** Begin **
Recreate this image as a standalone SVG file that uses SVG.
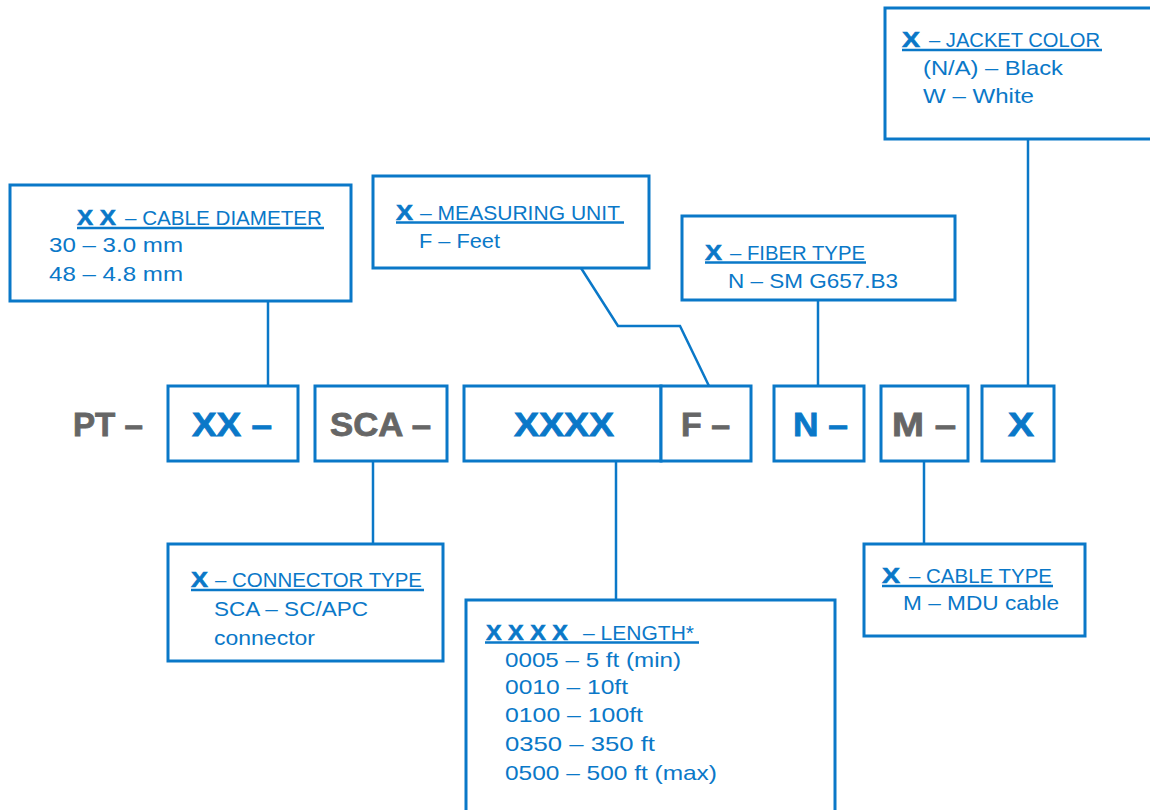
<svg xmlns="http://www.w3.org/2000/svg" width="1150" height="810" viewBox="0 0 1150 810">
<style>
.box{fill:#fff;stroke:#0a78c8;stroke-width:3}
.conn{fill:none;stroke:#0a78c8;stroke-width:2.5}
.ul{stroke:#0a78c8;stroke-width:2.5}
.lb{font-family:"Liberation Sans",Arial,sans-serif;font-size:21px;fill:#0a78c8}
.lbb{font-family:"Liberation Sans",Arial,sans-serif;font-size:22px;font-weight:bold;fill:#0a78c8;stroke:#0a78c8;stroke-width:0.6}
.cb{font-family:"Liberation Sans",Arial,sans-serif;font-size:33px;font-weight:bold;fill:#0a78c8;stroke:#0a78c8;stroke-width:0.8}
.cg{font-family:"Liberation Sans",Arial,sans-serif;font-size:33px;font-weight:bold;fill:#666;stroke:#666;stroke-width:0.8}
</style>
<rect width="1150" height="810" fill="#fff"/>
<g id="connectors">
<line class="conn" x1="268" y1="300" x2="268" y2="386"/>
<line class="conn" x1="373" y1="461" x2="373" y2="544"/>
<polyline class="conn" points="581,268 618,326 680,326 709,386"/>
<line class="conn" x1="818" y1="300" x2="818" y2="386"/>
<line class="conn" x1="1028" y1="139" x2="1028" y2="386"/>
<line class="conn" x1="616" y1="461" x2="616" y2="600"/>
<line class="conn" x1="924" y1="461" x2="924" y2="544"/>
</g>
<g id="cable-diameter">
<rect class="box" x="10" y="185" width="341" height="116"/>
<text class="lbb" x="77" y="225" textLength="39" lengthAdjust="spacingAndGlyphs">X X</text>
<text class="lb" x="125" y="225" textLength="197" lengthAdjust="spacingAndGlyphs">– CABLE DIAMETER</text>
<line class="ul" x1="77" y1="228" x2="324" y2="228"/>
<text class="lb" x="49" y="252" textLength="134" lengthAdjust="spacingAndGlyphs">30 – 3.0 mm</text>
<text class="lb" x="49" y="281" textLength="134" lengthAdjust="spacingAndGlyphs">48 – 4.8 mm</text>
</g>
<g id="measuring-unit">
<rect class="box" x="373" y="176" width="276" height="92"/>
<text class="lbb" x="396" y="220" textLength="17" lengthAdjust="spacingAndGlyphs">X</text>
<text class="lb" x="420" y="220" textLength="200" lengthAdjust="spacingAndGlyphs">– MEASURING UNIT</text>
<line class="ul" x1="396" y1="222.5" x2="624" y2="222.5"/>
<text class="lb" x="419" y="248" textLength="81" lengthAdjust="spacingAndGlyphs">F – Feet</text>
</g>
<g id="fiber-type">
<rect class="box" x="682" y="216" width="273" height="84"/>
<text class="lbb" x="705" y="260" textLength="17" lengthAdjust="spacingAndGlyphs">X</text>
<text class="lb" x="730" y="260" textLength="135" lengthAdjust="spacingAndGlyphs">– FIBER TYPE</text>
<line class="ul" x1="705" y1="262.5" x2="866" y2="262.5"/>
<text class="lb" x="728" y="288" textLength="170" lengthAdjust="spacingAndGlyphs">N – SM G657.B3</text>
</g>
<g id="jacket-color">
<rect class="box" x="885" y="8" width="280" height="131"/>
<text class="lbb" x="902" y="47" textLength="18" lengthAdjust="spacingAndGlyphs">X</text>
<text class="lb" x="929" y="47" textLength="171" lengthAdjust="spacingAndGlyphs">– JACKET COLOR</text>
<line class="ul" x1="902" y1="50" x2="1102" y2="50"/>
<text class="lb" x="923" y="75" textLength="140" lengthAdjust="spacingAndGlyphs">(N/A) – Black</text>
<text class="lb" x="923" y="103" textLength="111" lengthAdjust="spacingAndGlyphs">W – White</text>
</g>
<g id="code-pt">
<text class="cg" x="73" y="436" textLength="70" lengthAdjust="spacingAndGlyphs">PT –</text>
</g>
<g id="code-xx">
<rect class="box" x="168" y="386" width="130" height="75"/>
<text class="cb" x="192" y="436" textLength="80" lengthAdjust="spacingAndGlyphs">XX –</text>
</g>
<g id="code-sca">
<rect class="box" x="315" y="386" width="132" height="75"/>
<text class="cg" x="330" y="436" textLength="101" lengthAdjust="spacingAndGlyphs">SCA –</text>
</g>
<g id="code-xxxx">
<rect class="box" x="464" y="386" width="197" height="75"/>
<text class="cb" x="514" y="436" textLength="100" lengthAdjust="spacingAndGlyphs">XXXX</text>
</g>
<g id="code-f">
<rect class="box" x="661" y="386" width="90" height="75"/>
<text class="cg" x="681" y="436" textLength="49" lengthAdjust="spacingAndGlyphs">F –</text>
</g>
<g id="code-n">
<rect class="box" x="774" y="386" width="90" height="75"/>
<text class="cb" x="793" y="436" textLength="55" lengthAdjust="spacingAndGlyphs">N –</text>
</g>
<g id="code-m">
<rect class="box" x="881" y="386" width="87" height="75"/>
<text class="cg" x="892" y="436" textLength="64" lengthAdjust="spacingAndGlyphs">M –</text>
</g>
<g id="code-x">
<rect class="box" x="982" y="386" width="72" height="75"/>
<text class="cb" x="1008" y="436" textLength="26" lengthAdjust="spacingAndGlyphs">X</text>
</g>
<g id="connector-type">
<rect class="box" x="168" y="544" width="275" height="117"/>
<text class="lbb" x="191" y="587" textLength="17" lengthAdjust="spacingAndGlyphs">X</text>
<text class="lb" x="215" y="587" textLength="207" lengthAdjust="spacingAndGlyphs">– CONNECTOR TYPE</text>
<line class="ul" x1="191" y1="590" x2="424" y2="590"/>
<text class="lb" x="214" y="616" textLength="154" lengthAdjust="spacingAndGlyphs">SCA – SC/APC</text>
<text class="lb" x="214" y="645" textLength="101" lengthAdjust="spacingAndGlyphs">connector</text>
</g>
<g id="length">
<rect class="box" x="466" y="600" width="369" height="220"/>
<text class="lbb" x="486" y="640" textLength="82" lengthAdjust="spacingAndGlyphs">X X X X</text>
<text class="lb" x="583" y="640" textLength="111" lengthAdjust="spacingAndGlyphs">– LENGTH*</text>
<line class="ul" x1="485" y1="642.5" x2="699" y2="642.5"/>
<text class="lb" x="505" y="667" textLength="176" lengthAdjust="spacingAndGlyphs">0005 – 5 ft (min)</text>
<text class="lb" x="505" y="694" textLength="123" lengthAdjust="spacingAndGlyphs">0010 – 10ft</text>
<text class="lb" x="505" y="722" textLength="138" lengthAdjust="spacingAndGlyphs">0100 – 100ft</text>
<text class="lb" x="505" y="751" textLength="150" lengthAdjust="spacingAndGlyphs">0350 – 350 ft</text>
<text class="lb" x="505" y="780" textLength="212" lengthAdjust="spacingAndGlyphs">0500 – 500 ft (max)</text>
</g>
<g id="cable-type">
<rect class="box" x="864" y="544" width="221" height="92"/>
<text class="lbb" x="882" y="583" textLength="18" lengthAdjust="spacingAndGlyphs">X</text>
<text class="lb" x="909" y="583" textLength="143" lengthAdjust="spacingAndGlyphs">– CABLE TYPE</text>
<line class="ul" x1="882" y1="586" x2="1053" y2="586"/>
<text class="lb" x="903" y="610" textLength="156" lengthAdjust="spacingAndGlyphs">M – MDU cable</text>
</g>
</svg>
** End **
JOB — Omit the pictures and output all of the other material exactly.

RESPONSE —
Recreate this image as a standalone SVG file that uses SVG.
<svg xmlns="http://www.w3.org/2000/svg" width="1150" height="810" viewBox="0 0 1150 810">
<style>
.box{fill:#fff;stroke:#0a78c8;stroke-width:3}
.conn{fill:none;stroke:#0a78c8;stroke-width:2.5}
.ul{stroke:#0a78c8;stroke-width:2.5}
.lb{font-family:"Liberation Sans",Arial,sans-serif;font-size:21px;fill:#0a78c8}
.lbb{font-family:"Liberation Sans",Arial,sans-serif;font-size:22px;font-weight:bold;fill:#0a78c8;stroke:#0a78c8;stroke-width:0.6}
.cb{font-family:"Liberation Sans",Arial,sans-serif;font-size:33px;font-weight:bold;fill:#0a78c8;stroke:#0a78c8;stroke-width:0.8}
.cg{font-family:"Liberation Sans",Arial,sans-serif;font-size:33px;font-weight:bold;fill:#666;stroke:#666;stroke-width:0.8}
</style>
<rect width="1150" height="810" fill="#fff"/>
<g id="connectors">
<line class="conn" x1="268" y1="300" x2="268" y2="386"/>
<line class="conn" x1="373" y1="461" x2="373" y2="544"/>
<polyline class="conn" points="581,268 618,326 680,326 709,386"/>
<line class="conn" x1="818" y1="300" x2="818" y2="386"/>
<line class="conn" x1="1028" y1="139" x2="1028" y2="386"/>
<line class="conn" x1="616" y1="461" x2="616" y2="600"/>
<line class="conn" x1="924" y1="461" x2="924" y2="544"/>
</g>
<g id="cable-diameter">
<rect class="box" x="10" y="185" width="341" height="116"/>
<text class="lbb" x="77" y="225" textLength="39" lengthAdjust="spacingAndGlyphs">X X</text>
<text class="lb" x="125" y="225" textLength="197" lengthAdjust="spacingAndGlyphs">– CABLE DIAMETER</text>
<line class="ul" x1="77" y1="228" x2="324" y2="228"/>
<text class="lb" x="49" y="252" textLength="134" lengthAdjust="spacingAndGlyphs">30 – 3.0 mm</text>
<text class="lb" x="49" y="281" textLength="134" lengthAdjust="spacingAndGlyphs">48 – 4.8 mm</text>
</g>
<g id="measuring-unit">
<rect class="box" x="373" y="176" width="276" height="92"/>
<text class="lbb" x="396" y="220" textLength="17" lengthAdjust="spacingAndGlyphs">X</text>
<text class="lb" x="420" y="220" textLength="200" lengthAdjust="spacingAndGlyphs">– MEASURING UNIT</text>
<line class="ul" x1="396" y1="222.5" x2="624" y2="222.5"/>
<text class="lb" x="419" y="248" textLength="81" lengthAdjust="spacingAndGlyphs">F – Feet</text>
</g>
<g id="fiber-type">
<rect class="box" x="682" y="216" width="273" height="84"/>
<text class="lbb" x="705" y="260" textLength="17" lengthAdjust="spacingAndGlyphs">X</text>
<text class="lb" x="730" y="260" textLength="135" lengthAdjust="spacingAndGlyphs">– FIBER TYPE</text>
<line class="ul" x1="705" y1="262.5" x2="866" y2="262.5"/>
<text class="lb" x="728" y="288" textLength="170" lengthAdjust="spacingAndGlyphs">N – SM G657.B3</text>
</g>
<g id="jacket-color">
<rect class="box" x="885" y="8" width="280" height="131"/>
<text class="lbb" x="902" y="47" textLength="18" lengthAdjust="spacingAndGlyphs">X</text>
<text class="lb" x="929" y="47" textLength="171" lengthAdjust="spacingAndGlyphs">– JACKET COLOR</text>
<line class="ul" x1="902" y1="50" x2="1102" y2="50"/>
<text class="lb" x="923" y="75" textLength="140" lengthAdjust="spacingAndGlyphs">(N/A) – Black</text>
<text class="lb" x="923" y="103" textLength="111" lengthAdjust="spacingAndGlyphs">W – White</text>
</g>
<g id="code-pt">
<text class="cg" x="73" y="436" textLength="70" lengthAdjust="spacingAndGlyphs">PT –</text>
</g>
<g id="code-xx">
<rect class="box" x="168" y="386" width="130" height="75"/>
<text class="cb" x="192" y="436" textLength="80" lengthAdjust="spacingAndGlyphs">XX –</text>
</g>
<g id="code-sca">
<rect class="box" x="315" y="386" width="132" height="75"/>
<text class="cg" x="330" y="436" textLength="101" lengthAdjust="spacingAndGlyphs">SCA –</text>
</g>
<g id="code-xxxx">
<rect class="box" x="464" y="386" width="197" height="75"/>
<text class="cb" x="514" y="436" textLength="100" lengthAdjust="spacingAndGlyphs">XXXX</text>
</g>
<g id="code-f">
<rect class="box" x="661" y="386" width="90" height="75"/>
<text class="cg" x="681" y="436" textLength="49" lengthAdjust="spacingAndGlyphs">F –</text>
</g>
<g id="code-n">
<rect class="box" x="774" y="386" width="90" height="75"/>
<text class="cb" x="793" y="436" textLength="55" lengthAdjust="spacingAndGlyphs">N –</text>
</g>
<g id="code-m">
<rect class="box" x="881" y="386" width="87" height="75"/>
<text class="cg" x="892" y="436" textLength="64" lengthAdjust="spacingAndGlyphs">M –</text>
</g>
<g id="code-x">
<rect class="box" x="982" y="386" width="72" height="75"/>
<text class="cb" x="1008" y="436" textLength="26" lengthAdjust="spacingAndGlyphs">X</text>
</g>
<g id="connector-type">
<rect class="box" x="168" y="544" width="275" height="117"/>
<text class="lbb" x="191" y="587" textLength="17" lengthAdjust="spacingAndGlyphs">X</text>
<text class="lb" x="215" y="587" textLength="207" lengthAdjust="spacingAndGlyphs">– CONNECTOR TYPE</text>
<line class="ul" x1="191" y1="590" x2="424" y2="590"/>
<text class="lb" x="214" y="616" textLength="154" lengthAdjust="spacingAndGlyphs">SCA – SC/APC</text>
<text class="lb" x="214" y="645" textLength="101" lengthAdjust="spacingAndGlyphs">connector</text>
</g>
<g id="length">
<rect class="box" x="466" y="600" width="369" height="220"/>
<text class="lbb" x="486" y="640" textLength="82" lengthAdjust="spacingAndGlyphs">X X X X</text>
<text class="lb" x="583" y="640" textLength="111" lengthAdjust="spacingAndGlyphs">– LENGTH*</text>
<line class="ul" x1="485" y1="642.5" x2="699" y2="642.5"/>
<text class="lb" x="505" y="667" textLength="176" lengthAdjust="spacingAndGlyphs">0005 – 5 ft (min)</text>
<text class="lb" x="505" y="694" textLength="123" lengthAdjust="spacingAndGlyphs">0010 – 10ft</text>
<text class="lb" x="505" y="722" textLength="138" lengthAdjust="spacingAndGlyphs">0100 – 100ft</text>
<text class="lb" x="505" y="751" textLength="150" lengthAdjust="spacingAndGlyphs">0350 – 350 ft</text>
<text class="lb" x="505" y="780" textLength="212" lengthAdjust="spacingAndGlyphs">0500 – 500 ft (max)</text>
</g>
<g id="cable-type">
<rect class="box" x="864" y="544" width="221" height="92"/>
<text class="lbb" x="882" y="583" textLength="18" lengthAdjust="spacingAndGlyphs">X</text>
<text class="lb" x="909" y="583" textLength="143" lengthAdjust="spacingAndGlyphs">– CABLE TYPE</text>
<line class="ul" x1="882" y1="586" x2="1053" y2="586"/>
<text class="lb" x="903" y="610" textLength="156" lengthAdjust="spacingAndGlyphs">M – MDU cable</text>
</g>
</svg>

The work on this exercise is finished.